Speaking to reporters yesterday, he said the election proved “the Israeli public wants me to continue leading the country” and put together “as broad a coalition as possible.”

He said the next government would pursue three major domestic policy goals: to bring ultra-Orthodox Jewish men, who are routinely granted draft exemptions, into the military, to provide affordable housing and to change the current fragmented multiparty system, which often gives smaller coalition partners outsize strength.

But Netanyahu only alluded to peacemaking in vague terms, saying coalition talks would focus on “security and diplomatic responsibility.” He took no questions from reporters and walked out of the room.

Netanyahu’s comments were clearly aimed at the 49-year-old Lapid, a former TV talk-show host who has pitched himself as an average Israeli and champion of a middle class struggling to make ends meet.

Though committed to pursuing peace, Lapid’s campaign focused on pocketbook issues, raising speculation that he might abandon the peace agenda to extract other concessions from Netanyahu.

In an interview with The Associated Press last week, Lapid criticized Netanyahu’s handling of peace efforts, saying he was committed to restarting negotiations and would not serve as a “fig leaf” in a hard-line government.

Dov Lipman, a lawmaker in Lapid’s party, said Yesh Atid was serious about resuming talks with the Palestinians. He said the party’s strong performance “clearly says the people of Israel, while focusing on internal issues ... do understand we have to be in negotiations, exploring solutions and have to be trying to get to the two-state solution.”

“We feel that with a sincere approach from the Israeli side, showing we’re serious, we can make progress,” he said. “We don’t feel it’s responsible leadership to be in a government which is not trying to move forward in negotiations.”

Talks have ground to a standstill during Netanyahu’s past four years in office, in large part because of his continued construction of Jewish settlements in the West Bank and east Jerusalem. The Palestinians claim both areas, captured by Israel in 1967, for a future state and refuse to negotiate while the construction continues.

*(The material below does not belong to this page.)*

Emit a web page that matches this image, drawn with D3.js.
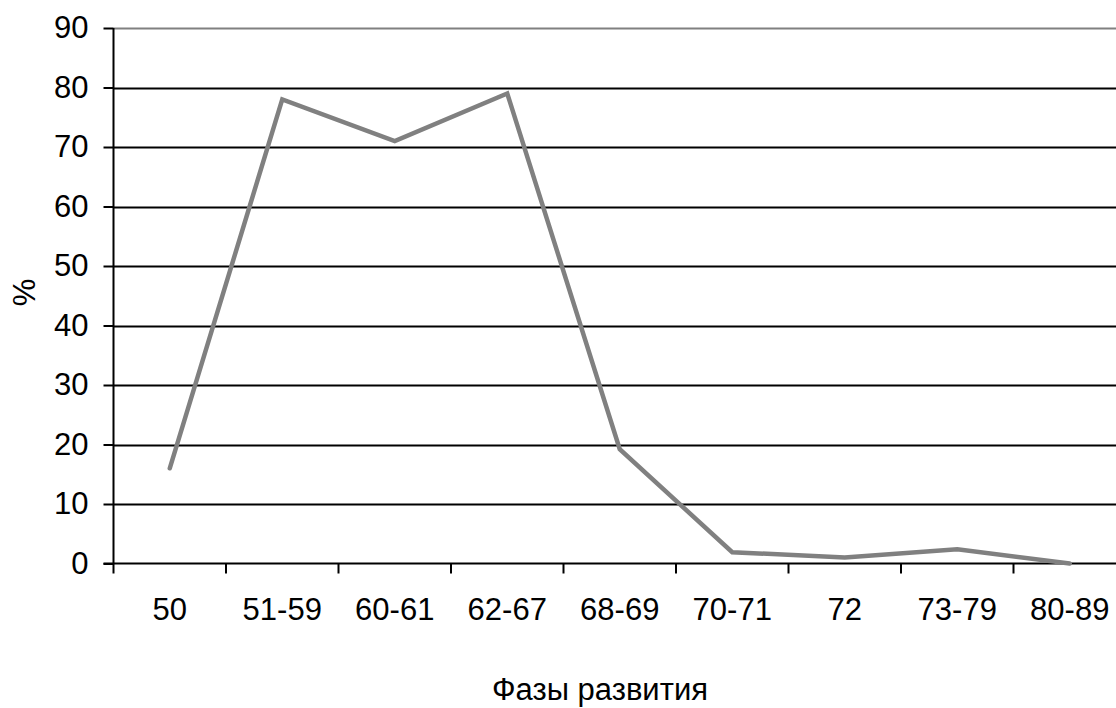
<!DOCTYPE html>
<html><head><meta charset="utf-8">
<script src="https://cdn.jsdelivr.net/npm/d3@7"></script>
<style>body{margin:0;background:#fff;overflow:hidden}text{font-family:"Liberation Sans",Arial,sans-serif}</style>
</head><body><svg id="c" width="1116" height="708"></svg>
<script>
const categories = ["50","51-59","60-61","62-67","68-69","70-71","72","73-79","80-89"];
const values = [16, 78, 71, 79, 19.2, 1.9, 1, 2.4, 0];
const yTicks = [0,10,20,30,40,50,60,70,80,90];
const xTitle = "Фазы развития";
const yTitle = "%";

const FS = 31;
const svg = d3.select("#c");
const L = 113.5, R = 1126, T = 28, B = 563.5;
const x = d3.scaleBand().domain(categories).range([L, R]);
const y = d3.scaleLinear().domain([0, 90]).range([B, T]);

// gridlines
svg.append("g").selectAll("line").data(yTicks.filter(d => d > 0)).join("line")
  .attr("x1", L).attr("x2", 1116)
  .attr("y1", d => Math.round(y(d)) + 0.5).attr("y2", d => Math.round(y(d)) + 0.5)
  .attr("stroke", d => d === 90 ? "#808080" : "#000").attr("stroke-width", 2);

// y axis
const ya = svg.append("g").attr("transform", `translate(${L},0)`)
  .call(d3.axisLeft(y).tickValues(yTicks).tickSize(10).tickPadding(15));
ya.select(".domain").attr("stroke", "#000").attr("stroke-width", 2).attr("d", `M0,${T}V${B}`);
ya.selectAll(".tick line").attr("stroke", "#000").attr("stroke-width", 2);
ya.attr("font-size", FS).attr("font-family", "Liberation Sans, Arial, sans-serif");
ya.selectAll(".tick text").attr("fill", "#000");

// x axis
const xa = svg.append("g").attr("transform", `translate(0,${B})`)
  .call(d3.axisBottom(x).tickSize(0).tickPadding(34));
xa.select(".domain").remove();
xa.attr("font-size", FS).attr("font-family", "Liberation Sans, Arial, sans-serif");
xa.selectAll(".tick text").attr("fill", "#000");
svg.append("line").attr("x1", L - 10).attr("x2", 1116).attr("y1", B).attr("y2", B)
  .attr("stroke", "#000").attr("stroke-width", 2);
svg.append("g").selectAll("line").data(categories).join("line")
  .attr("x1", d => x(d)).attr("x2", d => x(d)).attr("y1", B).attr("y2", B + 10)
  .attr("stroke", "#000").attr("stroke-width", 2);

// line
const line = d3.line().x((d, i) => x(categories[i]) + x.bandwidth() / 2).y(d => y(d));
svg.append("path").datum(values).attr("d", line)
  .attr("fill", "none").attr("stroke", "#808080").attr("stroke-width", 4.5)
  .attr("stroke-linejoin", "miter").attr("stroke-linecap", "round");

// titles
svg.append("text").attr("x", 600).attr("y", 700).attr("text-anchor", "middle")
  .attr("font-size", FS).attr("fill", "#000").text(xTitle);
svg.append("text").attr("transform", "translate(35,292.5) rotate(-90)").attr("text-anchor", "middle")
  .attr("font-size", FS).attr("fill", "#000").text(yTitle);
</script></body></html>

Under Israel’s election laws, President Shimon Peres must formally charge Netanyahu with the task of forming a new coalition within six weeks.

If he reaches a power-sharing deal with Lapid, it remains far from clear whether it would be enough to restart talks. While Netanyahu has grudgingly accepted the idea of establishing a Palestinian state, his Likud Party is dominated by hard-liners who oppose Palestinian independence.